Of God and His Creatures

Avicenna's theory tends to make the active intellect from without supply the potential intellect with intelligible forms: in which case phantasms cease to be necessary as a previous condition for the acquisition of intellectual ideas; and the arguments in the last chapter, which suppose such necessity of phantasms, fall to the ground. Averroes supposed one universal intellect of all men, at once potential and active: he left the individual, merely as such, nothing higher than the sentient powers. Avicenna denied to the individual the active intellect, and supposed one universal active intellect for all mankind. The potential intellect is reduced by his theory to a momentary impressibility.

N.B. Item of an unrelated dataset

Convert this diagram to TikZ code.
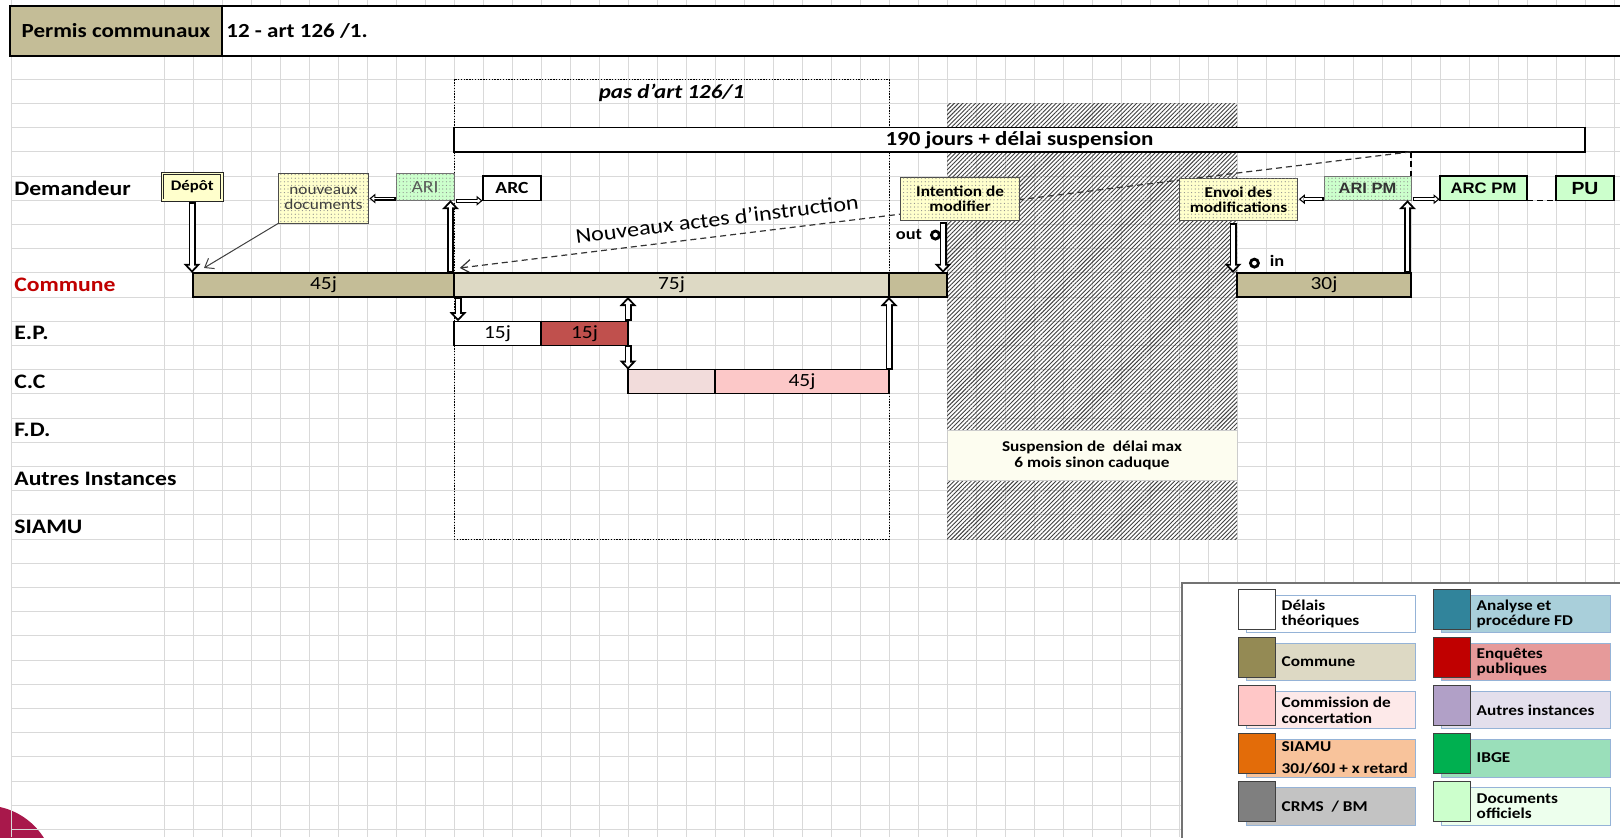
\documentclass[tikz,border=0pt]{standalone}
\usepackage{fontspec}
\setmainfont{Carlito}[FakeStretch=1.15]
\newfontfamily\arialfont{Liberation Sans}[FakeStretch=1.1]
\usetikzlibrary{arrows.meta,patterns.meta}

\definecolor{ctan}{HTML}{C4BD97}
\definecolor{cltan}{HTML}{DDD9C4}
\definecolor{cepred}{HTML}{C0504D}
\definecolor{cccpale}{HTML}{F2DCDB}
\definecolor{cccpink}{HTML}{FCC8C8}
\definecolor{cylw}{HTML}{FFFFCC}
\definecolor{cgrn}{HTML}{CCFFCC}
\definecolor{ccomred}{HTML}{C00000}
\definecolor{cgrid}{HTML}{D9D9D9}
\definecolor{civory}{HTML}{FDFDF0}
\definecolor{cmaroon}{HTML}{A8184B}
\definecolor{clgbord}{HTML}{95B3D7}
\definecolor{lgAsq}{HTML}{FFFFFF}\definecolor{lgArc}{HTML}{FFFFFF}
\definecolor{lgBsq}{HTML}{948A54}\definecolor{lgBrc}{HTML}{DDD9C4}
\definecolor{lgCsq}{HTML}{FFC7C7}\definecolor{lgCrc}{HTML}{FDE9E9}
\definecolor{lgDsq}{HTML}{E36C09}\definecolor{lgDrc}{HTML}{F8C39B}
\definecolor{lgEsq}{HTML}{7F7F7F}\definecolor{lgErc}{HTML}{C3C3C3}
\definecolor{lgFsq}{HTML}{31849B}\definecolor{lgFrc}{HTML}{A9CFDA}
\definecolor{lgGsq}{HTML}{C00000}\definecolor{lgGrc}{HTML}{E69A9A}
\definecolor{lgHsq}{HTML}{B1A0C7}\definecolor{lgHrc}{HTML}{E3DFEC}
\definecolor{lgIsq}{HTML}{00B050}\definecolor{lgIrc}{HTML}{9ADFBA}
\definecolor{lgJsq}{HTML}{CCFFCC}\definecolor{lgJrc}{HTML}{EDFFED}

\newcommand\abox[7][]{\node[outer sep=0pt,inner sep=0pt,
  minimum width={((#5)-(#3))*0.5pt},minimum height={((#6)-(#4))*0.5pt},#1]
  (#2) at ({((#3)+(#5))/2},{((#4)+(#6))/2}) {#7};}
\newcommand\gbox[7][]{\abox[#1]{#2}{cx(#3)}{ry(#4)}{cx(#5)}{ry(#6)}{#7}}
\newcommand\fatarr[2]{\draw[fato] (#1) -- (#2);\draw[fati] (#1) -- (#2);}
\newcommand\smarr[2]{\draw[smo] (#1) -- (#2);\draw[smi] (#1) -- (#2);}
\newcommand\legent[6]{%
  \abox[draw=clgbord,fill=#5,line width=0.5pt]{#1r}{#2+8.4}{#3+5.7}{#2+176.7}{#3+43.4}{}
  \abox[draw=black!75,fill=#4,line width=0.5pt]{#1s}{#2}{#3}{#2+36.7}{#3+40}{}
  \node[legtxt] (#1t) at ({#2+43},{#3+24.5}) {#6};}

\begin{document}
\begin{tikzpicture}[x=0.5pt,y=-0.5pt,
  declare function={cx(\k)=164+29*\k; ry(\k)=55+24.2*\k;},
  gridl/.style={draw=cgrid,line width=0.5pt},
  fato/.style={line width=3.5pt,-{Triangle[length=4.5pt,width=8.5pt,line width=0pt]}},
  fati/.style={line width=1.6pt,white,shorten >=1.38pt,shorten <=0.95pt,-{Triangle[length=2.17pt,width=4.1pt,line width=0pt]}},
  smo/.style={line width=2pt,-{Triangle[length=3pt,width=5pt,line width=0pt]}},
  smi/.style={line width=0.8pt,white,shorten >=0.94pt,shorten <=0.6pt,-{Triangle[length=1.46pt,width=2.43pt,line width=0pt]}},
  rowlbl/.style={anchor=west,inner sep=0pt,font=\fontsize{10.3}{12}\selectfont\bfseries},
  barb/.style={draw=black,line width=0.9pt,font=\fontsize{9.3}{10}\selectfont},
  dotfill/.style={postaction={pattern={Dots[distance=1.8pt,radius=0.3pt]},pattern color=black!45}},
  yelbox/.style={fill=cylw,draw=black!70,line width=0.5pt,dotfill,align=center},
  grnbox/.style={fill=cgrn,draw=black!55,line width=0.5pt,dotfill,align=center},
  legtxt/.style={anchor=west,inner sep=0pt,align=left,font=\fontsize{7.5}{7.8}\selectfont\bfseries},
  ringc/.style={circle,draw,line width=1.4pt,fill=white,minimum size=4pt,inner sep=0pt},
  longdash/.style={draw=black!80,line width=0.6pt,dash pattern=on 3pt off 2pt,-{Straight Barb[length=5pt,width=7pt]}}
]
\useasboundingbox (0,0) rectangle (1620,837);
\clip (0,0) rectangle (1620,837);
\fill[white] (0,0) rectangle (1620,837);

% logo fragment
\fill[cmaroon] (-15,875) circle[radius=34.8pt];

% grid
\draw[gridl] (11,0) -- (11,837);
\foreach \i in {0,...,50} \draw[gridl] ({cx(\i)},0) -- ({cx(\i)},837);
\foreach \i in {0,...,32} \draw[gridl] (11,{ry(\i)}) -- (1620,{ry(\i)});

% header
\abox[draw=black,line width=1pt,fill=white]{hdr}{10}{6}{1640}{55.5}{}
\abox[draw=black,line width=1pt,fill=ctan,font=\fontsize{10}{12}\selectfont\bfseries]{hdrl}{10}{6}{222}{55.5}{Permis communaux}
\node[anchor=west,inner sep=0pt,font=\fontsize{10}{12}\selectfont\bfseries] (hdrt) at (226,31) {12 - art 126 /1.};

% dotted frame
\gbox[draw,line width=0.5pt,dash pattern=on 0.7pt off 0.7pt]{pas}{10}{1}{25}{20}{}
\node[font=\fontsize{10}{12}\selectfont\bfseries\itshape,inner sep=0pt] (pastxt) at ({cx(17.5)},{ry(1.55)}) {pas d'art 126/1};

% hatched suspension
\gbox[pattern={Lines[angle=45,distance=1.5pt,line width=0.45pt]},pattern color=black!75]{hatch}{27}{2}{37}{20}{}

% 190 bar
\gbox[draw,line width=0.8pt,fill=white,font=\fontsize{10}{12}\selectfont\bfseries]{b190}{10}{3}{49}{4}{190 jours + délai suspension}

% dashed lines
\coordinate (dS) at ({cx(43)},{ry(4)});
\coordinate (dE) at ({cx(10.2)},{ry(8.8)});
\coordinate (dV) at ({cx(43)},{ry(5)});
\draw[longdash] (dS) -- (dE);
\draw[line width=1.2pt,dash pattern=on 3pt off 1.8pt] (dS) -- (dV);
\node[rotate=7,inner sep=0pt,font=\fontsize{10.5}{12}\selectfont] (nai) at (717,219) {Nouveaux actes d'instruction};

% Demandeur row boxes
\gbox[draw=black!85,line width=0.45pt,double=cylw,double distance=0.8pt,fill=cylw,font=\fontsize{7.3}{8}\selectfont\bfseries]{depot}{-0.05}{4.9}{2}{6}{Dépôt}
\gbox[yelbox,text=black!75,font=\fontsize{7.5}{7.8}\selectfont]{nd}{3.95}{4.9}{7.05}{6.95}{nouveaux\\documents}
\gbox[grnbox,text=black!65,font=\fontsize{8.5}{10}\selectfont]{ari}{8}{4.9}{10}{6}{ARI}
\gbox[draw,fill=white,line width=0.6pt,font=\fontsize{8.5}{10}\selectfont\bfseries]{arc}{11}{5}{13}{6}{ARC}
\gbox[yelbox,font=\fontsize{7.5}{7.6}\selectfont\bfseries]{intent}{25.4}{5.05}{29.5}{6.85}{Intention de\\modifier}
\gbox[yelbox,font=\fontsize{7.5}{7.6}\selectfont\bfseries]{envoi}{35}{5.1}{39.1}{6.85}{Envoi des\\modifications}
\gbox[grnbox,text=black!80,font=\arialfont\fontsize{7.5}{9}\selectfont\bfseries]{aripm}{40}{5}{43}{6}{ARI PM}
\gbox[draw,fill=cgrn,line width=0.6pt,font=\arialfont\fontsize{7.6}{9}\selectfont\bfseries]{arcpm}{44}{5}{47}{6}{ARC PM}
\gbox[draw,fill=cgrn,line width=0.6pt,font=\arialfont\fontsize{8.8}{10}\selectfont\bfseries]{pu}{48}{5}{50}{6}{PU}
\draw[line width=0.6pt,dash pattern=on 3pt off 2pt] (arcpm.south east) -- (pu.south west);

% bars
\gbox[barb,fill=ctan]{b45}{1}{9}{10}{10}{45j}
\gbox[barb,fill=cltan]{b75}{10}{9}{25}{10}{75j}
\gbox[barb,fill=ctan]{b2}{25}{9}{27}{10}{}
\gbox[barb,fill=ctan]{b30}{37}{9}{43}{10}{30j}
\gbox[barb,fill=white,line width=0.6pt]{ep1}{10}{11}{13}{12}{15j}
\gbox[barb,fill=cepred,line width=0.6pt]{ep2}{13}{11}{16}{12}{15j}
\gbox[barb,fill=cccpale,line width=0.6pt]{cc1}{16}{13}{19}{14}{}
\gbox[barb,fill=cccpink,line width=0.6pt]{cc2}{19}{13}{25}{14}{45j}

% arrows
\coordinate (a1s) at ({cx(1)-1},{ry(6)+1.5});  \coordinate (a1e) at ({cx(1)-1},{ry(9)});
\coordinate (a2s) at ({cx(10)-3.5},{ry(9)});   \coordinate (a2e) at ({cx(10)-3.5},{ry(6)});
\coordinate (a3s) at ({cx(10)+1.5},{ry(6)+0.5}); \coordinate (a3e) at ({cx(11)-0.5},{ry(6)+0.5});
\coordinate (a4s) at ({cx(10)+4},{ry(10)});    \coordinate (a4e) at ({cx(10)+4},{ry(11)});
\coordinate (a5s) at ({cx(16)},{ry(11)});      \coordinate (a5e) at ({cx(16)},{ry(10)});
\coordinate (a6s) at ({cx(16)},{ry(12)});      \coordinate (a6e) at ({cx(16)},{ry(13)});
\coordinate (a7s) at ({cx(25)},{ry(13)});      \coordinate (a7e) at ({cx(25)},{ry(10)});
\coordinate (a8s) at ({cx(27)-4},{ry(6.85)+1}); \coordinate (a8e) at ({cx(27)-4},{ry(9)});
\coordinate (a9s) at ({cx(37)-4},{ry(6.85)+2}); \coordinate (a9e) at ({cx(37)-4},{ry(9)});
\coordinate (a10s) at ({cx(43)-3.5},{ry(9)});  \coordinate (a10e) at ({cx(43)-3.5},{ry(6)});
\coordinate (a11s) at ({cx(43)+1.5},{ry(6)-1}); \coordinate (a11e) at ({cx(44)-0.5},{ry(6)-1});
\coordinate (a12s) at ({cx(40)-0.5},{ry(6)-1}); \coordinate (a12e) at ({cx(39.1)+1},{ry(6)-1});
\coordinate (a13s) at ({cx(8)-0.5},{ry(5.93)}); \coordinate (a13e) at ({cx(7.05)+1},{ry(5.93)});
\fatarr{a1s}{a1e}
\fatarr{a2s}{a2e}
\smarr{a3s}{a3e}
\fatarr{a4s}{a4e}
\fatarr{a5s}{a5e}
\fatarr{a6s}{a6e}
\fatarr{a7s}{a7e}
\fatarr{a8s}{a8e}
\fatarr{a9s}{a9e}
\fatarr{a10s}{a10e}
\smarr{a11s}{a11e}
\smarr{a12s}{a12e}
\smarr{a13s}{a13e}
\coordinate (ndE) at ({cx(1.38)},{ry(8.8)});
\draw[draw=black!75,line width=0.5pt,-{Straight Barb[length=4pt,width=6pt]}] (nd.south west) -- (ndE);

% out / in
\node[ringc] (outc) at ({cx(26.6)},{ry(7.44)}) {};
\node[anchor=east,inner sep=0pt,font=\fontsize{8}{9}\selectfont\bfseries] (outt) at ({cx(26.6)-13},{ry(7.44)-1}) {out};
\node[ringc] (inc) at ({cx(37.6)},{ry(8.6)}) {};
\node[anchor=west,inner sep=0pt,font=\fontsize{8}{9}\selectfont\bfseries] (intx) at ({cx(37.6)+15},{ry(8.6)-2}) {in};

% suspension note
\gbox[fill=civory,draw=black!20,line width=0.5pt,align=center,font=\fontsize{7.5}{7.8}\selectfont\bfseries]{susp}{27}{15.5}{37}{17.6}{Suspension de\ \ délai max\\6 mois sinon caduque}

% legend
\abox[draw=black!55,line width=1pt,fill=white]{leg}{1181.7}{582.7}{1640}{850}{}
\legent{la}{1238.3}{589.3}{lgAsq}{lgArc}{Délais\\théoriques}
\legent{lb}{1238.3}{637.4}{lgBsq}{lgBrc}{Commune}
\legent{lc}{1238.3}{685.5}{lgCsq}{lgCrc}{Commission de\\concertation}
\legent{ld}{1238.3}{733.6}{lgDsq}{lgDrc}{SIAMU\\[3pt]30J/60J + x retard}
\legent{le}{1238.3}{781.7}{lgEsq}{lgErc}{CRMS\ \ / BM}
\legent{lf}{1433.3}{589.3}{lgFsq}{lgFrc}{Analyse et\\procédure FD}
\legent{lg}{1433.3}{637.4}{lgGsq}{lgGrc}{Enquêtes\\publiques}
\legent{lh}{1433.3}{685.5}{lgHsq}{lgHrc}{Autres instances}
\legent{li}{1433.3}{733.6}{lgIsq}{lgIrc}{IBGE}
\legent{lj}{1433.3}{781.7}{lgJsq}{lgJrc}{Documents\\officiels}

% row labels
\node[rowlbl] (lDem) at (14,{ry(5.5)}) {Demandeur};
\node[rowlbl,text=ccomred] (lCom) at (14,{ry(9.5)}) {Commune};
\node[rowlbl] (lEP) at (14,{ry(11.5)}) {E.P.};
\node[rowlbl] (lCC) at (14,{ry(13.5)}) {C.C};
\node[rowlbl] (lFD) at (14,{ry(15.5)}) {F.D.};
\node[rowlbl] (lAI) at (14,{ry(17.5)}) {Autres Instances};
\node[rowlbl] (lSI) at (14,{ry(19.5)}) {SIAMU};
\end{tikzpicture}
\end{document}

Avicenna (Abu Ali Ibn-Sina), a native of Persia, lived A.D. 980-1037. Like Averroes, he was physician and philosopher. I quote from The Psychology of Ibn-Sina translated by J. M. Macdonald, M.A., Beyruth 1884. Four faculties are distinguished by Avicenna all of them belonging to the sentient part of the soul: none of them to the intelligent part. They are called "conceptual faculty," "imagination," "judgement," "memory."

I. Conceptual faculty. "There is nothing in the conceptual faculty besides the true forms derived from sense" (p. 28). This seems to correspond to what St Thomas calls virtus apprehensiva sensibilis, the faculty of sense perception.

II. Imagination. "In animals there is a faculty which compounds whatever forms have been collected in the common sense, and distinguishes between them, and differentiates them, without the disappearance of the forms from common sense; and this faculty is named imagination" (p. 28). "The imaginative faculty performs its actions without perceiving that things are according to its imaginings" (p. 28). "The imaginative faculty may imagine things other than that which the judgement considers desirable" (p. 29). If we might assume that this 'imagination' is purely reproductive of sense phantasms, it would answer to the 'phantasy' (imaginatio) which St Thomas ascribes to Avicenna.

III. Judgement. "Then in animals there is a faculty which decides decisively upon a thing, whether it is this or not. And by it the animal flies from that which is to be guarded against, and seeks that which is desirable. This faculty is called the judging and the supposing faculty" (pp. 28, 29). It is not difficult to recognise here that highest faculty of animal nature, called in other animals vis aestimativa, in man vis cogitativa (Chap. LX).

IV. Memory. "Then there is in animals a faculty which preserves the meaning of that which the faculties have conceived, e.g., that the wolf is an enemy." It is a store-house of judgements rather than of sense perceptions: for "the senses do not perceive the enmity of the wolf; or the love of the child": only the vis aestimativa perceives that, "then it treasures them up in this faculty." It is not a store-house of fancies, as the "imagination" is: for "this faculty does not picture anything which the judgement does not approve. This faculty does not declare anything to be true, but preserves what something else declares to be true. And this faculty is called the preserving and remembering faculty" (p. 29). All this answers exactly to the account of "memory" which St Thomas attributes to Avicenna.

We come now to the main argument of this chapter, which is Avicenna's belief in the 'active intellect' as a separate intelligence, working causatively upon the mind of man, and generating therein universal concepts, such concepts not being stored in the human mind for future use, but directly created afresh for every recurrence of them, by the action of this extrinsic intelligence. Against this doctrine of Avicenna, Averroes writes explicitly (De animae beatitudine cap. iii, p. 151): Intellectus agens non tantum est causa in intellectu materiali [sc. possibili] per viam efficientis et motoris, sed per viam ultimae perfectionis, hoc est, per viam formae et finis. (See note, p. 135.) Averroes united the active and the potential intellect, and made both eternal: Avicenna and Alexander made the active intellect alone eternal. Avicenna's theory of the universal active intellect is thus given in his own quaint words. -- " The proving of the existence of an intellectual essence, distinct from bodies, standing in the relation of light to sight, and in the place of a fountain: and the proving that, when human souls separate from bodies, they unite with this essence" (Title of Section x, p. 40). Speaking of the belief in mathematical axioms, he says: "It must be either by the use of sense and experiment, or by divine continuous overflow, overflow continuous with the rational soul, and the rational soul continuous with it. . . . This overflow, which is continuous with the soul, is an intellectual essence, not a body, not in a body: it stands by itself, holding the relation to the intellectual soul of light to sight" (pp. 40, 41). "The soul remains after death ever immortal, joined on to this noble essence, which is universal intelligence" (p. 42).

In Avicenna, as in Averroes, one recognises in the doctrine of ittisál however misdirected, that craving for some connexion of man's intelligence with a spirit above his own, which a banal materialism or positivism labours to extirpate, making man highest of beings and (perforce) self-sufficient. That craving is the root of mysticism; and in the doctrine of the Incarnation, with its corollaries of grace and sacraments, it has become the animating principle of Christianity.